THIS LECTURE HAS BEEN POSTPONED TO A DATE TO BE DETERMINED
Modernization often involves changes in social norms, values, and beliefs, leading to a certain degree of moral crisis. Modernization in China is by no means an exception. However, the crisis in China also stems from several unique factors, including the state-sponsored attack on traditional values and ethics, the quick rise and fall of socialist morality (and the consequences that entails), the lack of civic virtues in the public sphere, and the continuing tight control of the public sphere by a strong state. All these have weakened local/indigenous values and ethics and made them vulnerable to a sweeping global consumerism and its associated ethics of possessive individualism. As a result, traditional Chinese virtues are, so to speak, out of date and powerless. Yet, a new system of civic virtues cannot grow out of a society with little freedom in the public sphere and one where the ethics and norms of being a decent person have yet to be negotiated and the current structural arrangements of society do not reward individuals who pursue a virtuous life. This is so much so that being a person of virtue leaves one open to the charge of being a villain, as shown in cases in which good Samaritans were blackmailed by the very people they had helped.

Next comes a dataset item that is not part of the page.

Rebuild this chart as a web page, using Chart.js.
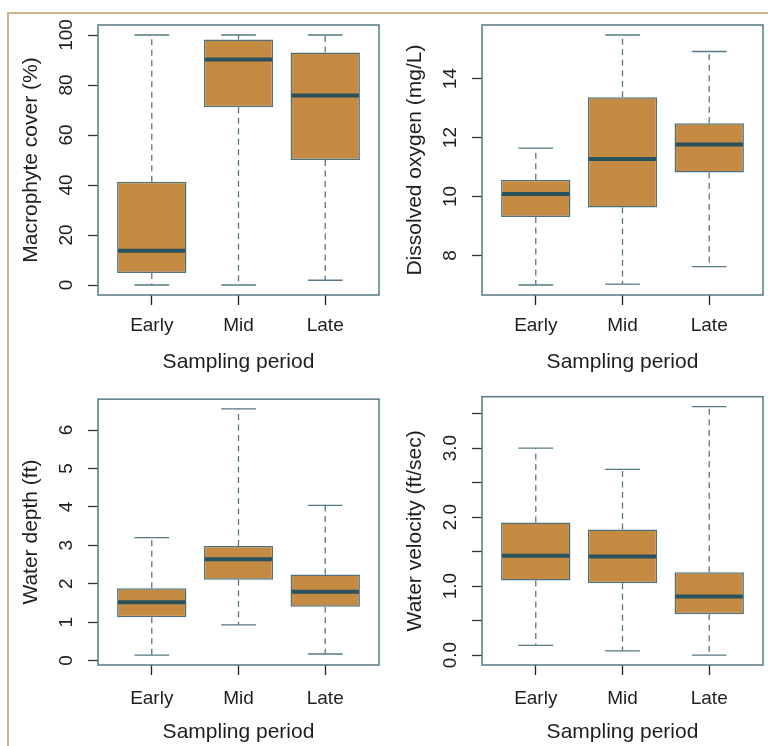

Based on both ethnographic evidence and media reports, this paper first examines the main features of the blackmail of Good Samaritans, known in Chinese as zuo haoshi bei e. It calls attention to the phenomenon that extortionists tend to be senior citizens and/or injured women, the most common recipients of social compassion and, one might think, the least people to attack sympathy and kindness. The second section of the paper analyzes the factors that, by working together, might contribute to the rise of this immoral behavior of blackmailing one’s benefactors. Among others, the paper particularly points to the incompetence of law enforcement officers dealing with cases of zuo haoshi bei e and with a loophole in Chinese law. The third section argues that the Good Samaritan’s new trouble may indicate the emergence of a moral crisis in contemporary Chinese society because it violates the basic cultural principle of bao (the principle of reciprocity) and destroys the foundation of social trust and empathy.